Copy every line of the listing that holds the string "pixels".

________________

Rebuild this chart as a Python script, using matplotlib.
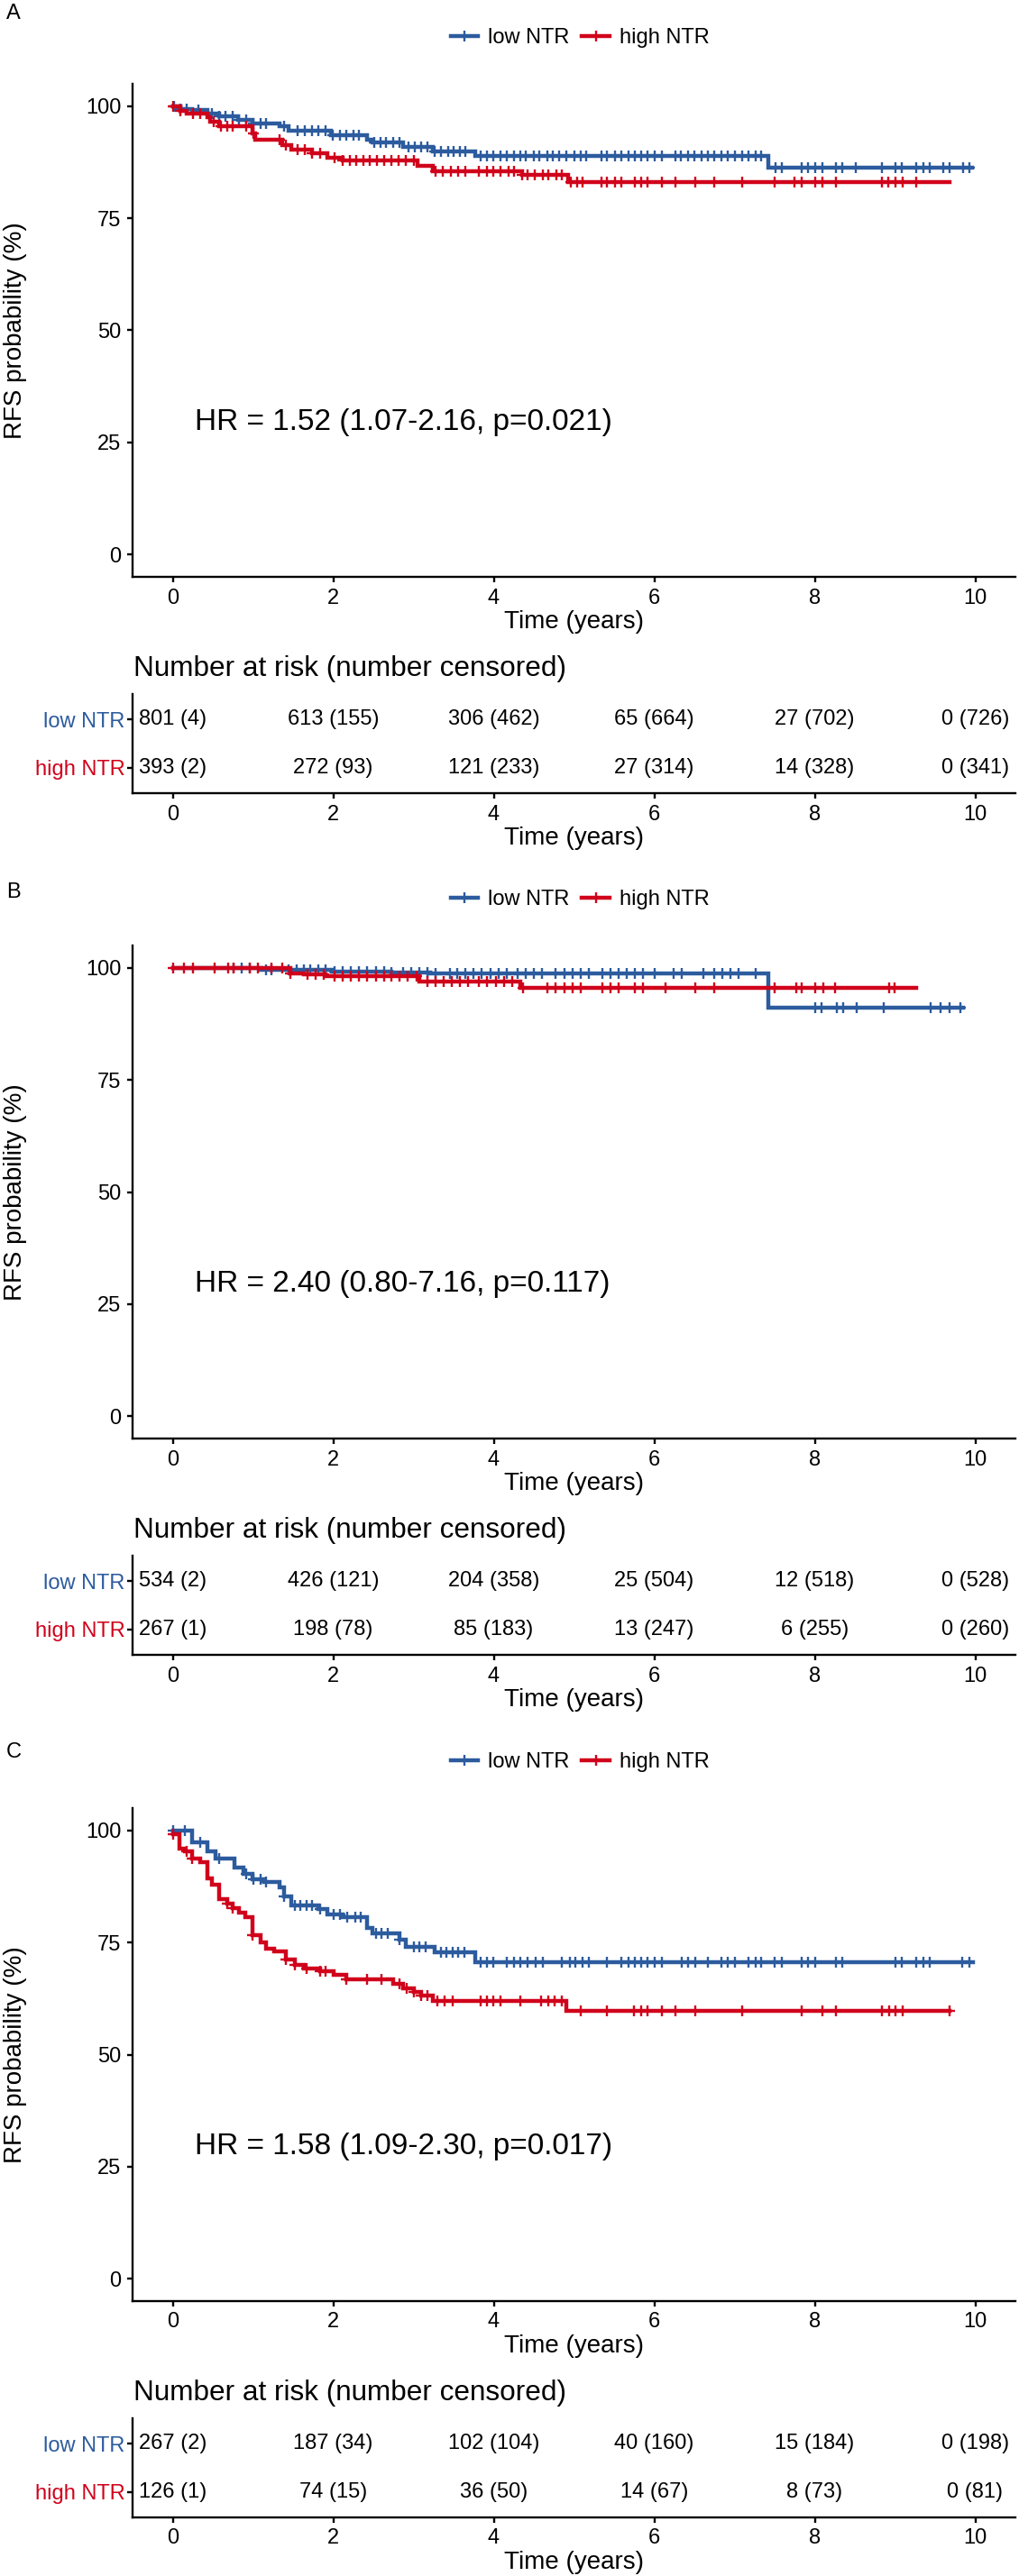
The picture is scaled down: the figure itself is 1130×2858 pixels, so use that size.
import numpy as np
import matplotlib
matplotlib.use('Agg')
import matplotlib.pyplot as plt
from matplotlib.lines import Line2D

plt.rcParams['font.family'] = ['Liberation Sans', 'DejaVu Sans']

# colours
BLUE = '#2C5B9E'
RED = '#D0021B'

# ---------------- data ----------------
groups = ['low NTR', 'high NTR']
risk_times = [0, 2, 4, 6, 8, 10]

# Panel A
a_low_t = [0, 0.10, 0.245, 0.43, 0.58, 0.81, 0.99, 1.33, 1.44, 1.97, 2.42, 2.49, 2.87, 3.24, 3.77, 7.42]
a_low_s = [100, 99.4, 99.1, 98.4, 97.8, 96.9, 96.2, 95.6, 94.6, 93.6, 92.6, 91.9, 90.9, 89.9, 88.9, 86.3]
a_low_end = 9.96
a_high_t = [0, 0.10, 0.17, 0.43, 0.47, 0.58, 0.99, 1.03, 1.37, 1.48, 1.74, 1.93, 2.12, 3.05, 3.24, 4.35, 4.93]
a_high_s = [100, 98.9, 98.3, 97.6, 96.6, 95.6, 93.9, 92.6, 91.3, 90.3, 89.6, 88.6, 87.9, 86.6, 85.4, 84.6, 83.1]
a_high_end = 9.68
a_low_cens = [0.02, 0.10, 0.17, 0.32, 0.49, 0.58, 0.66, 0.75, 0.83, 0.92, 1.0, 1.09, 1.16, 1.39, 1.56,
              1.65, 1.74, 1.82, 1.91, 1.99, 2.08, 2.16, 2.25, 2.32, 2.51, 2.59, 2.66, 2.75, 2.83, 2.94,
              3.02, 3.09, 3.17, 3.26, 3.34, 3.43, 3.50, 3.58, 3.65, 3.84, 3.92, 3.99, 4.08, 4.16, 4.25,
              4.33, 4.40, 4.50, 4.57, 4.67, 4.74, 4.81, 4.91, 5.0, 5.08, 5.15, 5.34, 5.41, 5.51, 5.59,
              5.68, 5.76, 5.84, 5.92, 6.01, 6.09, 6.26, 6.33, 6.42, 6.50, 6.59, 6.67, 6.75, 6.84, 6.92,
              7.01, 7.09, 7.17, 7.26, 7.33, 7.51, 7.59, 7.84, 7.92, 8.01, 8.09, 8.26, 8.34, 8.51, 8.84,
              9.01, 9.08, 9.26, 9.35, 9.43, 9.60, 9.68, 9.85, 9.93]
a_high_cens = [0.0, 0.10, 0.25, 0.34, 0.51, 0.60, 0.68, 0.75, 0.92, 1.0, 1.33, 1.41, 1.56, 1.65, 1.74,
               1.84, 2.02, 2.12, 2.21, 2.29, 2.38, 2.46, 2.55, 2.64, 2.72, 2.81, 2.90, 3.0, 3.28, 3.37,
               3.47, 3.56, 3.65, 3.82, 3.92, 3.99, 4.08, 4.18, 4.25, 4.35, 4.42, 4.51, 4.61, 4.68, 4.78,
               4.85, 4.96, 5.04, 5.11, 5.34, 5.41, 5.51, 5.59, 5.76, 5.84, 5.92, 6.09, 6.26, 6.51, 6.75,
               7.09, 7.50, 7.75, 7.84, 8.0, 8.09, 8.26, 8.84, 8.92, 9.01, 9.09, 9.26]
a_low_risk = ['801 (4)', '613 (155)', '306 (462)', '65 (664)', '27 (702)', '0 (726)']
a_high_risk = ['393 (2)', '272 (93)', '121 (233)', '27 (314)', '14 (328)', '0 (341)']
a_hr = 'HR = 1.52 (1.07-2.16, p=0.021)'

# Panel B
b_low_t = [0, 1.10, 1.98, 2.73, 3.21, 7.42]
b_low_s = [100, 99.6, 99.2, 98.9, 98.7, 91.1]
b_low_end = 9.85
b_high_t = [0, 1.47, 1.64, 1.91, 3.07, 4.33]
b_high_s = [100, 98.8, 98.5, 98.1, 96.9, 95.6]
b_high_end = 9.26
b_low_cens = [0.76, 0.86, 0.96, 1.16, 1.23, 1.44, 1.54, 1.64, 1.71, 1.81, 1.91, 2.02, 2.12, 2.22, 2.32,
              2.42, 2.53, 2.63, 2.73, 2.87, 2.97, 3.07, 3.17, 3.28, 3.45, 3.55, 3.65, 3.75, 3.85, 3.96,
              4.06, 4.16, 4.30, 4.40, 4.50, 4.60, 4.77, 4.88, 4.98, 5.08, 5.18, 5.35, 5.45, 5.56, 5.66,
              5.76, 5.86, 6.0, 6.24, 6.34, 6.61, 6.75, 6.85, 6.95, 7.05, 7.26, 8.01, 8.08, 8.28, 8.35,
              8.52, 8.86, 9.44, 9.57, 9.68, 9.81]
b_high_cens = [0.0, 0.14, 0.25, 0.52, 0.69, 0.76, 0.96, 1.06, 1.23, 1.37, 1.47, 1.68, 1.78, 1.88, 2.02,
               2.12, 2.22, 2.32, 2.42, 2.53, 2.63, 2.73, 2.83, 2.93, 3.04, 3.17, 3.28, 3.38, 3.48, 3.58,
               3.68, 3.82, 3.92, 4.03, 4.13, 4.23, 4.37, 4.67, 4.77, 4.88, 4.98, 5.08, 5.35, 5.45, 5.56,
               5.76, 5.86, 6.14, 6.51, 6.75, 7.50, 7.77, 7.84, 8.01, 8.11, 8.25, 8.93, 8.99]
b_low_risk = ['534 (2)', '426 (121)', '204 (358)', '25 (504)', '12 (518)', '0 (528)']
b_high_risk = ['267 (1)', '198 (78)', '85 (183)', '13 (247)', '6 (255)', '0 (260)']
b_hr = 'HR = 2.40 (0.80-7.16, p=0.117)'

# Panel C
c_low_t = [0, 0.245, 0.43, 0.53, 0.77, 0.88, 0.99, 1.14, 1.33, 1.39, 1.48, 1.82, 1.93, 2.12, 2.42,
           2.49, 2.83, 2.90, 3.26, 3.77]
c_low_s = [100, 97.3, 95.3, 93.7, 91.7, 90.3, 89.2, 88.5, 87.3, 85.3, 83.3, 82.5, 81.3, 80.7, 78.3,
           77.0, 75.7, 74.0, 72.8, 70.7]
c_low_end = 9.97
c_high_t = [0, 0.08, 0.15, 0.245, 0.34, 0.43, 0.49, 0.58, 0.68, 0.75, 0.83, 0.90, 0.99, 1.09, 1.16,
            1.26, 1.41, 1.52, 1.63, 1.84, 2.0, 2.16, 2.75, 2.87, 3.0, 3.09, 3.24, 4.91]
c_high_s = [99.2, 96.0, 95.3, 93.7, 93.0, 89.3, 88.0, 84.7, 83.7, 82.7, 81.7, 80.7, 76.7, 75.0, 73.7,
            73.0, 71.3, 70.0, 69.3, 68.7, 67.7, 66.7, 65.7, 64.7, 64.0, 63.2, 62.0, 59.7]
c_high_end = 9.68
c_low_cens = [0.0, 0.15, 0.34, 0.58, 0.92, 1.01, 1.09, 1.16, 1.39, 1.52, 1.59, 1.67, 1.74, 1.84, 2.0,
              2.08, 2.17, 2.27, 2.34, 2.53, 2.60, 2.68, 2.83, 3.0, 3.07, 3.15, 3.34, 3.41, 3.49, 3.56,
              3.64, 3.84, 3.92, 3.99, 4.16, 4.25, 4.33, 4.42, 4.52, 4.61, 4.85, 4.95, 5.02, 5.11, 5.19,
              5.41, 5.59, 5.68, 5.76, 5.84, 5.92, 6.01, 6.09, 6.34, 6.42, 6.51, 6.67, 6.84, 6.92, 7.01,
              7.17, 7.26, 7.33, 7.50, 7.59, 7.84, 7.92, 8.0, 8.26, 8.34, 9.01, 9.08, 9.26, 9.35, 9.43,
              9.84, 9.93]
c_high_cens = [0.0, 0.17, 0.245, 0.68, 0.75, 0.99, 1.41, 1.52, 1.67, 1.84, 1.91, 2.16, 2.42, 2.60, 2.83,
               2.92, 3.0, 3.09, 3.17, 3.30, 3.39, 3.49, 3.84, 3.92, 3.99, 4.08, 4.33, 4.59, 4.68, 4.76,
               4.85, 5.08, 5.41, 5.75, 5.84, 5.92, 6.09, 6.26, 6.51, 7.09, 7.84, 8.09, 8.26, 8.84, 8.93,
               9.01, 9.09, 9.68]
c_low_risk = ['267 (2)', '187 (34)', '102 (104)', '40 (160)', '15 (184)', '0 (198)']
c_high_risk = ['126 (1)', '74 (15)', '36 (50)', '14 (67)', '8 (73)', '0 (81)']
c_hr = 'HR = 1.58 (1.09-2.30, p=0.017)'

panels = [
    ('A', a_low_t, a_low_s, a_low_end, a_low_cens, a_high_t, a_high_s, a_high_end, a_high_cens,
     a_low_risk, a_high_risk, a_hr),
    ('B', b_low_t, b_low_s, b_low_end, b_low_cens, b_high_t, b_high_s, b_high_end, b_high_cens,
     b_low_risk, b_high_risk, b_hr),
    ('C', c_low_t, c_low_s, c_low_end, c_low_cens, c_high_t, c_high_s, c_high_end, c_high_cens,
     c_low_risk, c_high_risk, c_hr),
]

# ---------------- layout (pixels) ----------------
W, H = 1130, 2858
offsets = [0, 956, 1913]
letter_y = [15, 990, 1944]

def box(l, t, r, b):
    return [l / W, 1 - b / H, (r - l) / W, (b - t) / H]

fig = plt.figure(figsize=(W / 100, H / 100), dpi=100)

TICK_FS = 17
LAB_FS = 20
LW = 3.2

def style_axes(ax):
    for s in ['top', 'right']:
        ax.spines[s].set_visible(False)
    for s in ['left', 'bottom']:
        ax.spines[s].set_linewidth(1.7)
    ax.tick_params(width=1.7, length=4, labelsize=TICK_FS, color='black', pad=5)

def km(ax, t, s, end, cens, col):
    tt = list(t) + [end]
    ss = list(s) + [s[-1]]
    ax.step(tt, ss, where='post', color=col, lw=LW, solid_joinstyle='miter')
    idx = np.searchsorted(np.array(t), np.array(cens), side='right') - 1
    ax.plot(cens, np.array(s)[idx], ls='none', marker='+', ms=9, mew=1.7, color=col)

for k, (lab, lt, ls_, le, lc, ht, hs, he, hc, lrisk, hrisk, hr) in enumerate(panels):
    o = offsets[k]
    fig.text(15 / W, 1 - letter_y[k] / H, lab, fontsize=17, ha='center', va='center')

    # survival curves
    ax = fig.add_axes(box(147, o + 93, 1126, o + 640))
    km(ax, lt, ls_, le, lc, BLUE)
    km(ax, ht, hs, he, hc, RED)
    ax.set_xlim(-0.5, 10.5)
    ax.set_ylim(-5, 105)
    ax.set_xticks(risk_times)
    ax.set_yticks([0, 25, 50, 75, 100])
    style_axes(ax)
    ax.set_xlabel('Time (years)', fontsize=LAB_FS, va='center')
    ax.xaxis.set_label_coords(0.5, -50 / 547)
    ax.set_ylabel('RFS probability (%)', fontsize=LAB_FS, va='center')
    ax.yaxis.set_label_coords(-(147 - 17) / 979, 0.5)
    ax.text(0.28, 29.5, hr, fontsize=24, ha='left', va='center')

    handles = [Line2D([], [], color=BLUE, lw=LW, marker='+', ms=9, mew=1.7),
               Line2D([], [], color=RED, lw=LW, marker='+', ms=9, mew=1.7)]
    fig.legend(handles, groups, loc='center', ncol=2, frameon=False, fontsize=17,
               bbox_to_anchor=(643 / W, 1 - (o + 42) / H), handlelength=1.3,
               handletextpad=0.45, columnspacing=0.6)

    # risk table
    rt = fig.add_axes(box(147, o + 770, 1126, o + 880))
    rt.set_xlim(-0.5, 10.5)
    rt.set_ylim(0.48, 2.52)
    for x, txt in zip(risk_times, lrisk):
        rt.text(x, 2, txt, fontsize=17, ha='center', va='center')
    for x, txt in zip(risk_times, hrisk):
        rt.text(x, 1, txt, fontsize=17, ha='center', va='center')
    rt.set_xticks(risk_times)
    rt.set_yticks([2, 1])
    rt.set_yticklabels(groups)
    for tl, col in zip(rt.get_yticklabels(), [BLUE, RED]):
        tl.set_color(col)
    style_axes(rt)
    rt.tick_params(axis='y', pad=2)
    rt.set_xlabel('Time (years)', fontsize=LAB_FS, va='center')
    rt.xaxis.set_label_coords(0.5, -50 / 110)
    rt.text(0.001, 1 + 28 / 110, 'Number at risk (number censored)', transform=rt.transAxes,
            fontsize=22.7, ha='left', va='center')

fig.savefig('out.png', dpi=100)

________________

[Exercise solution]
The picture is scaled down: the figure itself is 1130×2858 pixels, so use that size.
# ---------------- layout (pixels) ----------------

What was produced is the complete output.